Step 3: Dump the dough onto an unfloured counter and pull the dough together into a little mountain. Use the palm of your hand to smear the butter clumps into the dough, starting at the top. Do this until the dough forms a solid mound of dough with streaks of butter.

Step 4: Tightly wrap dough ball in plastic wrap. Press down to flatten into a disk about 1 inch thick. Refrigerate for at least 4 hours before using. Helpful hint: the dough will keep in the refrigerator for up to 4 days or in the freezer for up to 1 month.

4 Hours Later...

Step 5: Position a rack in the center of the oven. Preheat over to 350 degrees F.

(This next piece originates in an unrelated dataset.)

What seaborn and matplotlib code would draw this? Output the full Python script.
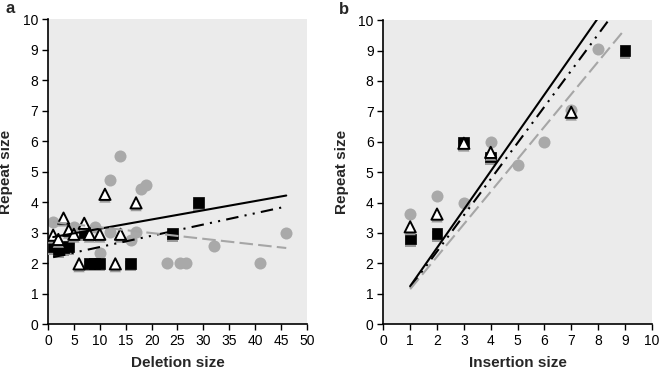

Step 6: Remove dough from fridge. Divide it in half and press each half into a large rectangle. On a floured surface, roll out each half to make a large rectangle. Lightly score one of the rectangles into 8 small rectangles. Ideally, each small rectangle should be about the size of an index card.

Step 7: Spoon 2 tablespoons of the jam in a mound in the center of each scored rectangle. Lay the second large dough rectangle directly on top of the first. Using fingertips, carefully press down all around each jam mound, so the pastry sheets adhere to each other. Brush the entire top surface with the remaining egg.

Step 8: Using a knife (or a pizza roller!), follow the scored lines and cut the layered dough into 8 rectangles. Place the rectangles on a baking sheet, leaving enough space between them.

Step 9: Bake for 40 to 45 minutes, or until the tops of the pop-tarts are evenly golden brown. Let cool for 30 minutes.

While pastries are cooling, make the glaze...

Step 10: In a small bowl, whisk together the confectioners' sugar, vanilla, and enough of the water to make a smooth, pourable glaze.

Step 11: When the pop-tarts have cooled for 30 minutes, brush tops with glaze.

Step 12: Enjoy! And if you have extra, put them in an airtight container and eat them for the next 2 days.

Next, I'd like to try these with a filling of apples and cinnamon!

Now a question for you: What flavors and fillings would you put inside your pop-tarts?